I haven't seen this particular question answered elsewhere on here, so here goes:

I'm working at my first software internship, and it's great so far. One problem I'm having, however, is getting clear requirements from my co-worker (we'll call the person A) who assigns projects. Normally, I get requirements from a co-worker/manager, design/code/test my changes, and eventually commit them for integration in our product. The problem is that, fairly often, it is virtually impossible to get clear requirements from person A. I will ask questions to better understand what problem is being solved, and one of the following often happens:

1) The person will interrupt mid-sentence to think out loud, derailing the current conversation. Sometimes this is for good reason. Example:

Me: "So if there should be a table mapping Bazzes to Foos, what if there were-"

Person A: "Actually, I wonder if we actually need to add a BizzleContainer in this here."

[I wait a few minutes for A to think through their unrelated thought, and try to help solve it.]

This will repeat a few times, and by the time the conversation is done, I'm more confused than when we started and half an hour has gone by, so I don't want to waste the person's time any longer. Note that I wouldn't mind if the interruption was related to the current topic, but it seems that interrupting someone to take a conversation down a completely different path is poor form.

2) Person A often barely understands the requirements.

These factors add up to wasting a lot of development time based on simple misunderstandings of what needs to be done.

A related problem: co-workers B and C are capable of clearly expressing what needs to be done, but they are often overrun with demands for their time. So rather than annoy B and C to get requirements clarifications, co-workers often go to A, and get less than satisfactory results.

Does anyone have advice to help in this type of situation? How do you wring clear, correct requirements from someone who understands them but does not have the inclination to take the time/effort to explain what they actually are?

I realize that I am placing all of the blame for this on A. Also, I am leaving out person A's perspective, who probably sees us junior developers as an annoyance.

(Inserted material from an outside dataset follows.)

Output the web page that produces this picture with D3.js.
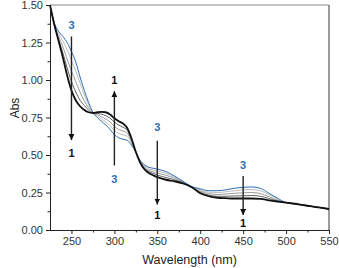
<!DOCTYPE html>
<html>
<head>
<meta charset="utf-8">
<script src="https://cdn.jsdelivr.net/npm/d3@7"></script>
<style>
  body { margin: 0; background: #fff; }
  svg { display: block; font-family: Arial, "Liberation Sans", sans-serif; }
</style>
</head>
<body>
<svg id="chart" width="339" height="268"></svg>
<script>
// wavelength grid (nm)
const wavelengths = [225, 230, 235, 240, 245, 250, 255, 260, 265, 270, 275, 280, 285, 290, 295,
  300, 305, 310, 315, 320, 325, 330, 335, 340, 345, 350, 360, 370, 380, 390, 400, 410, 420,
  430, 440, 450, 460, 470, 480, 490, 500, 510, 520, 530, 540, 550];

// absorbance, spectrum 1 (black) .. spectrum 3 (blue)
const abs1 = [1.50, 1.37, 1.26, 1.15, 1.03, 0.93, 0.865, 0.825, 0.80, 0.785, 0.78, 0.785, 0.788, 0.785, 0.77,
  0.745, 0.725, 0.71, 0.68, 0.61, 0.52, 0.45, 0.405, 0.38, 0.365, 0.352, 0.335, 0.325, 0.31, 0.285, 0.245, 0.225, 0.215,
  0.212, 0.21, 0.21, 0.21, 0.208, 0.198, 0.19, 0.183, 0.175, 0.166, 0.157, 0.149, 0.14];
const absA = [1.50, 1.37, 1.27, 1.18, 1.08, 0.99, 0.92, 0.865, 0.83, 0.80, 0.781, 0.778, 0.772, 0.762, 0.745,
  0.72, 0.70, 0.685, 0.665, 0.60, 0.52, 0.452, 0.412, 0.39, 0.377, 0.366, 0.35, 0.335, 0.314, 0.286, 0.252, 0.232, 0.225,
  0.225, 0.227, 0.228, 0.23, 0.225, 0.21, 0.193, 0.183, 0.175, 0.166, 0.157, 0.149, 0.14];
const absB = [1.50, 1.37, 1.29, 1.22, 1.14, 1.06, 0.99, 0.92, 0.86, 0.815, 0.783, 0.77, 0.755, 0.74, 0.72,
  0.69, 0.67, 0.66, 0.645, 0.59, 0.52, 0.455, 0.42, 0.398, 0.388, 0.38, 0.365, 0.345, 0.318, 0.288, 0.26, 0.242, 0.237,
  0.24, 0.245, 0.248, 0.25, 0.243, 0.222, 0.198, 0.183, 0.175, 0.166, 0.157, 0.149, 0.14];
const absC = [1.50, 1.375, 1.31, 1.26, 1.20, 1.13, 1.06, 0.98, 0.90, 0.835, 0.785, 0.76, 0.74, 0.72, 0.695,
  0.665, 0.645, 0.635, 0.625, 0.575, 0.52, 0.46, 0.43, 0.408, 0.40, 0.393, 0.378, 0.352, 0.32, 0.29, 0.268, 0.252, 0.25,
  0.255, 0.262, 0.268, 0.27, 0.262, 0.235, 0.205, 0.183, 0.175, 0.166, 0.157, 0.149, 0.14];
const abs3 = [1.50, 1.38, 1.325, 1.29, 1.25, 1.19, 1.12, 1.02, 0.93, 0.85, 0.785, 0.75, 0.725, 0.70, 0.67,
  0.635, 0.615, 0.605, 0.598, 0.565, 0.52, 0.465, 0.435, 0.418, 0.412, 0.405, 0.39, 0.36, 0.325, 0.29, 0.275, 0.262, 0.262,
  0.268, 0.278, 0.285, 0.287, 0.278, 0.245, 0.212, 0.183, 0.175, 0.166, 0.157, 0.149, 0.14];

const xMajor = [250, 300, 350, 400, 450, 500, 550];
const xMinor = [275, 325, 375, 425, 475, 525];
const yMajor = [0, 0.25, 0.5, 0.75, 1.0, 1.25, 1.5];
const yMinor = [0.125, 0.375, 0.625, 0.875, 1.125, 1.375];

// arrows: wavelength, start, tip, label at start, label at tip
const arrows = [
  { w: 250, from: 1.29, to: 0.60, startLabel: '3', tipLabel: '1', startAt: 1.367, tipAt: 0.513 },
  { w: 300, from: 0.43, to: 0.925, startLabel: '3', tipLabel: '1', startAt: 0.34, tipAt: 1.0 },
  { w: 350, from: 0.595, to: 0.17, startLabel: '3', tipLabel: '1', startAt: 0.689, tipAt: 0.10 },
  { w: 450, from: 0.36, to: 0.10, startLabel: '3', tipLabel: '1', startAt: 0.435, tipAt: 0.05 }
];

const svg = d3.select('#chart'),
      margin = { top: 5, right: 10, bottom: 38, left: 50 },
      width = +svg.attr('width') - margin.left - margin.right,
      height = +svg.attr('height') - margin.top - margin.bottom,
      g = svg.append('g').attr('transform', `translate(${margin.left},${margin.top})`);

const blue = '#2b6fb3';

const x = d3.scaleLinear().domain([225, 550]).range([0, width]);
const y = d3.scaleLinear().domain([0, 1.5]).range([height, 0]);

// frame top / right
g.append('line').attr('x1', 0).attr('x2', width).attr('y1', 0).attr('y2', 0)
  .attr('stroke', '#8a8a8a').attr('stroke-width', 1);
g.append('line').attr('x1', width).attr('x2', width).attr('y1', 0).attr('y2', height)
  .attr('stroke', '#7a7a7a').attr('stroke-width', 1.5);

// spectra
const line = d3.line()
  .x((d, i) => x(wavelengths[i]))
  .y(d => y(d))
  .curve(d3.curveMonotoneX);

const series = [
  { values: absC, color: '#bdbdbd', w: 1 },
  { values: absB, color: '#9a9a9a', w: 1 },
  { values: absA, color: '#606060', w: 1 },
  { values: abs3, color: blue, w: 1 },
  { values: abs1, color: '#111', w: 1.8 }
];

g.append('g').attr('class', 'spectra')
  .selectAll('path')
  .data(series)
  .enter().append('path')
  .attr('d', d => line(d.values))
  .attr('fill', 'none')
  .attr('stroke', d => d.color)
  .attr('stroke-width', d => d.w)
  .attr('stroke-linejoin', 'round');

// axes
const styleAxis = sel => {
  sel.select('.domain').attr('stroke', '#222');
  sel.selectAll('.tick line').attr('stroke', '#222');
  sel.selectAll('.tick text').attr('fill', '#333').style('font-size', '11px');
};

g.append('g')
  .attr('transform', `translate(0,${height})`)
  .call(d3.axisBottom(x).tickValues(xMinor).tickSize(2.5).tickFormat('').tickSizeOuter(0))
  .call(styleAxis);
g.append('g')
  .attr('transform', `translate(0,${height})`)
  .call(d3.axisBottom(x).tickValues(xMajor).tickSize(4).tickPadding(3).tickSizeOuter(0))
  .call(styleAxis);

g.append('g')
  .call(d3.axisLeft(y).tickValues(yMinor).tickSize(2.5).tickFormat('').tickSizeOuter(0))
  .call(styleAxis);
g.append('g')
  .call(d3.axisLeft(y).tickValues(yMajor).tickSize(4).tickPadding(3).tickFormat(d3.format('.2f')).tickSizeOuter(0))
  .call(styleAxis);

// axis titles
svg.append('text')
  .attr('x', margin.left + width / 2)
  .attr('y', 260)
  .attr('text-anchor', 'middle')
  .attr('dominant-baseline', 'central')
  .attr('fill', '#222')
  .style('font-size', '12.5px')
  .text('Wavelength (nm)');

svg.append('text')
  .attr('transform', 'translate(15,108) rotate(-90)')
  .attr('text-anchor', 'middle')
  .attr('dominant-baseline', 'central')
  .attr('fill', '#222')
  .style('font-size', '12px')
  .text('Abs');

// arrows
const defs = svg.append('defs');
defs.append('marker')
  .attr('id', 'head')
  .attr('viewBox', '0 0 10 10')
  .attr('refX', 10).attr('refY', 5)
  .attr('markerWidth', 6).attr('markerHeight', 6)
  .attr('markerUnits', 'userSpaceOnUse')
  .attr('orient', 'auto')
  .append('path')
  .attr('d', 'M0,0 L10,5 L0,10 Z')
  .attr('fill', '#111');

const ann = g.append('g').attr('class', 'arrows');
ann.selectAll('line')
  .data(arrows)
  .enter().append('line')
  .attr('x1', d => x(d.w)).attr('x2', d => x(d.w))
  .attr('y1', d => y(d.from)).attr('y2', d => y(d.to))
  .attr('stroke', '#222')
  .attr('stroke-width', 1.4)
  .attr('marker-end', 'url(#head)');

ann.selectAll('text.start')
  .data(arrows)
  .enter().append('text')
  .attr('class', 'start')
  .attr('x', d => x(d.w)).attr('y', d => y(d.startAt))
  .attr('text-anchor', 'middle').attr('dominant-baseline', 'central')
  .attr('fill', blue).style('font-size', '11px').style('font-weight', 'bold')
  .text(d => d.startLabel);

ann.selectAll('text.tip')
  .data(arrows)
  .enter().append('text')
  .attr('class', 'tip')
  .attr('x', d => x(d.w)).attr('y', d => y(d.tipAt))
  .attr('text-anchor', 'middle').attr('dominant-baseline', 'central')
  .attr('fill', '#111').style('font-size', '11px').style('font-weight', 'bold')
  .text(d => d.tipLabel);
</script>
</body>
</html>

However, for this particular case, I don't see where I would be at fault, although I would like to know/improve if I am at fault. I realize that I am taking the other person's time, and thus I'm under an obligation to be attentive, brief, and do as much up-front research as I can to take up as little of the other person's time as possible. However, I'm not sure how you research a problem that hasn't been stated.

Am I missing something? Do I have the wrong attitude when approaching this problem? I do not want to be a complainer.